Print all of the lines exactly. Any picture among them stays out.

● RECORDED DATA:
---------------

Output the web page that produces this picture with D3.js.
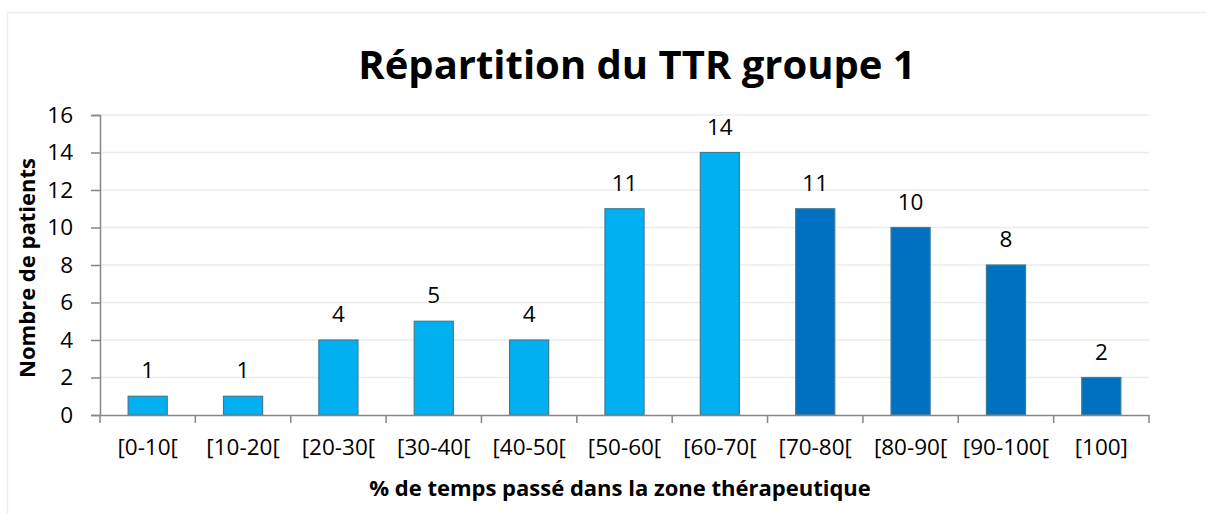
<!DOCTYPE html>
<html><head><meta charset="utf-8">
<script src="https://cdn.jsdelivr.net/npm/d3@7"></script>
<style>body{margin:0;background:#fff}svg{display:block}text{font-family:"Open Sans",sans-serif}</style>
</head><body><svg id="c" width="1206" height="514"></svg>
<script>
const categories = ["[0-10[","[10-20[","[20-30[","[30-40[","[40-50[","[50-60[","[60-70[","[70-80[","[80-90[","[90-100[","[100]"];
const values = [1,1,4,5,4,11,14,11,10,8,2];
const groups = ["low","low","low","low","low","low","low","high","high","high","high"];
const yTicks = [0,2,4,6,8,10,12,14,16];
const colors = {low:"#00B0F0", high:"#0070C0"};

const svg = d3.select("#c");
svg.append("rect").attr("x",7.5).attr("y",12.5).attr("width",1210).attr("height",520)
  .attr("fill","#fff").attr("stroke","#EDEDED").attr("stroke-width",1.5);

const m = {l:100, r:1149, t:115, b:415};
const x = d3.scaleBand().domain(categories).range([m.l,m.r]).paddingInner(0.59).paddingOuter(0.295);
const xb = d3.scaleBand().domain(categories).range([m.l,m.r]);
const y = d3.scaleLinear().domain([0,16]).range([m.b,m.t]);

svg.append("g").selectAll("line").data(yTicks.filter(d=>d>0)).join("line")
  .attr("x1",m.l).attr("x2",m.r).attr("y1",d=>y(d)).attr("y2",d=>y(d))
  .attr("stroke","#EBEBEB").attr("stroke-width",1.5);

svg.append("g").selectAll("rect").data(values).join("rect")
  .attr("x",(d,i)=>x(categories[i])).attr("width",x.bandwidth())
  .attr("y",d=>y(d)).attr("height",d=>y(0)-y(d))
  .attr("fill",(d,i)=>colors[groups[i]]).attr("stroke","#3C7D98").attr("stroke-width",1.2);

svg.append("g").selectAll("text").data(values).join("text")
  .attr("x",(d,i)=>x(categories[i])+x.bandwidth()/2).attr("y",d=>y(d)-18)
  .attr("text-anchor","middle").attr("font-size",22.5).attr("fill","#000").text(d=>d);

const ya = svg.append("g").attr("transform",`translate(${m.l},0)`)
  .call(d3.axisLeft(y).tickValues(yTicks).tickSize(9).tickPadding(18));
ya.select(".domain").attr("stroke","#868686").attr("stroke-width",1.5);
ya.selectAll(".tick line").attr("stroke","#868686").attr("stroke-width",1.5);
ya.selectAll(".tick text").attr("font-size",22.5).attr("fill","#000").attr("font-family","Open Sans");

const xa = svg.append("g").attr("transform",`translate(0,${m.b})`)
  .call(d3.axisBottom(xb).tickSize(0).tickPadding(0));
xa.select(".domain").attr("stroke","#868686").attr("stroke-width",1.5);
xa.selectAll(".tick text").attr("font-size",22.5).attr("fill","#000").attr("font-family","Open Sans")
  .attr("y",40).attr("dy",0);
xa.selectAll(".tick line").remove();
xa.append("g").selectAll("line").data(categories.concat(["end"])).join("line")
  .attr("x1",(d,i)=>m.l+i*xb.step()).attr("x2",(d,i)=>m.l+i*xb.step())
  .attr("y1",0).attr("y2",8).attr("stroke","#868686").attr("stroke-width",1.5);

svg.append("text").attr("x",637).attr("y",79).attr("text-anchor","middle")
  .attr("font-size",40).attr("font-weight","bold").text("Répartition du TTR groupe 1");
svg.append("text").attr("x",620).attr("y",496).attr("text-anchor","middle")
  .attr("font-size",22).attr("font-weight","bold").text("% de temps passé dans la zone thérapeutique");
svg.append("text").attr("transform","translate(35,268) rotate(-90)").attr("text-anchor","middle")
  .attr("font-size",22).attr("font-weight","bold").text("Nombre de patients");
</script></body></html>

---------------

● THE REPLY:
Output the web page that produces this picture with D3.js.
<!DOCTYPE html>
<html><head><meta charset="utf-8">
<script src="https://cdn.jsdelivr.net/npm/d3@7"></script>
<style>body{margin:0;background:#fff}svg{display:block}text{font-family:"Open Sans",sans-serif}</style>
</head><body><svg id="c" width="1206" height="514"></svg>
<script>
const categories = ["[0-10[","[10-20[","[20-30[","[30-40[","[40-50[","[50-60[","[60-70[","[70-80[","[80-90[","[90-100[","[100]"];
const values = [1,1,4,5,4,11,14,11,10,8,2];
const groups = ["low","low","low","low","low","low","low","high","high","high","high"];
const yTicks = [0,2,4,6,8,10,12,14,16];
const colors = {low:"#00B0F0", high:"#0070C0"};

const svg = d3.select("#c");
svg.append("rect").attr("x",7.5).attr("y",12.5).attr("width",1210).attr("height",520)
  .attr("fill","#fff").attr("stroke","#EDEDED").attr("stroke-width",1.5);

const m = {l:100, r:1149, t:115, b:415};
const x = d3.scaleBand().domain(categories).range([m.l,m.r]).paddingInner(0.59).paddingOuter(0.295);
const xb = d3.scaleBand().domain(categories).range([m.l,m.r]);
const y = d3.scaleLinear().domain([0,16]).range([m.b,m.t]);

svg.append("g").selectAll("line").data(yTicks.filter(d=>d>0)).join("line")
  .attr("x1",m.l).attr("x2",m.r).attr("y1",d=>y(d)).attr("y2",d=>y(d))
  .attr("stroke","#EBEBEB").attr("stroke-width",1.5);

svg.append("g").selectAll("rect").data(values).join("rect")
  .attr("x",(d,i)=>x(categories[i])).attr("width",x.bandwidth())
  .attr("y",d=>y(d)).attr("height",d=>y(0)-y(d))
  .attr("fill",(d,i)=>colors[groups[i]]).attr("stroke","#3C7D98").attr("stroke-width",1.2);

svg.append("g").selectAll("text").data(values).join("text")
  .attr("x",(d,i)=>x(categories[i])+x.bandwidth()/2).attr("y",d=>y(d)-18)
  .attr("text-anchor","middle").attr("font-size",22.5).attr("fill","#000").text(d=>d);

const ya = svg.append("g").attr("transform",`translate(${m.l},0)`)
  .call(d3.axisLeft(y).tickValues(yTicks).tickSize(9).tickPadding(18));
ya.select(".domain").attr("stroke","#868686").attr("stroke-width",1.5);
ya.selectAll(".tick line").attr("stroke","#868686").attr("stroke-width",1.5);
ya.selectAll(".tick text").attr("font-size",22.5).attr("fill","#000").attr("font-family","Open Sans");

const xa = svg.append("g").attr("transform",`translate(0,${m.b})`)
  .call(d3.axisBottom(xb).tickSize(0).tickPadding(0));
xa.select(".domain").attr("stroke","#868686").attr("stroke-width",1.5);
xa.selectAll(".tick text").attr("font-size",22.5).attr("fill","#000").attr("font-family","Open Sans")
  .attr("y",40).attr("dy",0);
xa.selectAll(".tick line").remove();
xa.append("g").selectAll("line").data(categories.concat(["end"])).join("line")
  .attr("x1",(d,i)=>m.l+i*xb.step()).attr("x2",(d,i)=>m.l+i*xb.step())
  .attr("y1",0).attr("y2",8).attr("stroke","#868686").attr("stroke-width",1.5);

svg.append("text").attr("x",637).attr("y",79).attr("text-anchor","middle")
  .attr("font-size",40).attr("font-weight","bold").text("Répartition du TTR groupe 1");
svg.append("text").attr("x",620).attr("y",496).attr("text-anchor","middle")
  .attr("font-size",22).attr("font-weight","bold").text("% de temps passé dans la zone thérapeutique");
svg.append("text").attr("transform","translate(35,268) rotate(-90)").attr("text-anchor","middle")
  .attr("font-size",22).attr("font-weight","bold").text("Nombre de patients");
</script></body></html>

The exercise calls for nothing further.